Fair Credit Reporting Act In Effect - KCBD NewsChannel 11 Lubbock

12/13/04

Fair Credit Reporting Act In Effect

"You'll be able to see history, balances owed on accounts, credit reports, car insurance, loans, etc and see if the amounts agree with what your records are and what they should be," says Greg Jones, Executive Vice-President of American State Bank. He is talking about your credit report.

Up until now, employers, banks and other institutions looking to lend you money, were the only ones with free access to your credit report. An amendment to the Fair Credit Reporting Act went into effect December 1, 2004. It gives you free access to credit reports that up until now have cost around eight to ten dollars.

New Laws In Effect To Protect Your Identity
Identity theft is one of the fastest growing crimes in the nation. Almost 10 million Americans were victimized by identity theft last year. Now, the government is making it easier for you to keep track of your own identity.

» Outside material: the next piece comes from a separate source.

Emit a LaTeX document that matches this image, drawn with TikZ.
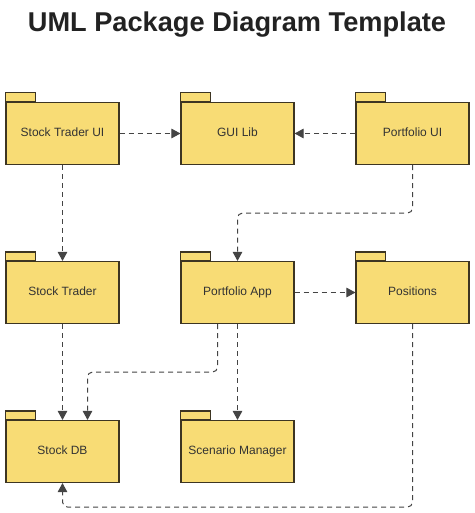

"It entitles you to a free credit report from each of the credit reporting agencies. Consumers are able to get one every 12 months and you can get a credit report from all three agencies at one time or you can stagger it out.," says Cassandra Mojica. She is a Certified Credit Counselor with Consumer Credit Counseling. She thinks the new law will help consumers keep track of their own credit history and combat identity theft. "Make sure there is not any identity theft going on. Make sure each account is authorized and just make sure that is something you applied for."

Inaccurate information should be reported to all three major credit reporting agencies, Equifax, Experian and Transunion. Jones says, "It's kind of like an annual physical. It's a good thing to check your credit annually and make sure its up to par and make sure the right things are being reported on that credit report."

Here's how it works. Thirteen states are now eligible for free credit reports. The law is being phased from the west to east coast. New Mexico residents are already eligible, but Texans won't have access until June 1, 2005. At that time, you'll be able to log onto a website, ( www.annualcreditreport.com). You will be allowed to request, view and print one or all three of your free reports via a secure internet site. Mojica says, "Before they give you a credit report, they ask a security question such as how much is your mortgage?"

It's that type of security that means you and only you will have access to your credit history, a check that can prevent and catch identity theft. Jones says, "It's just a good thing to have that credit report accurate and up to date."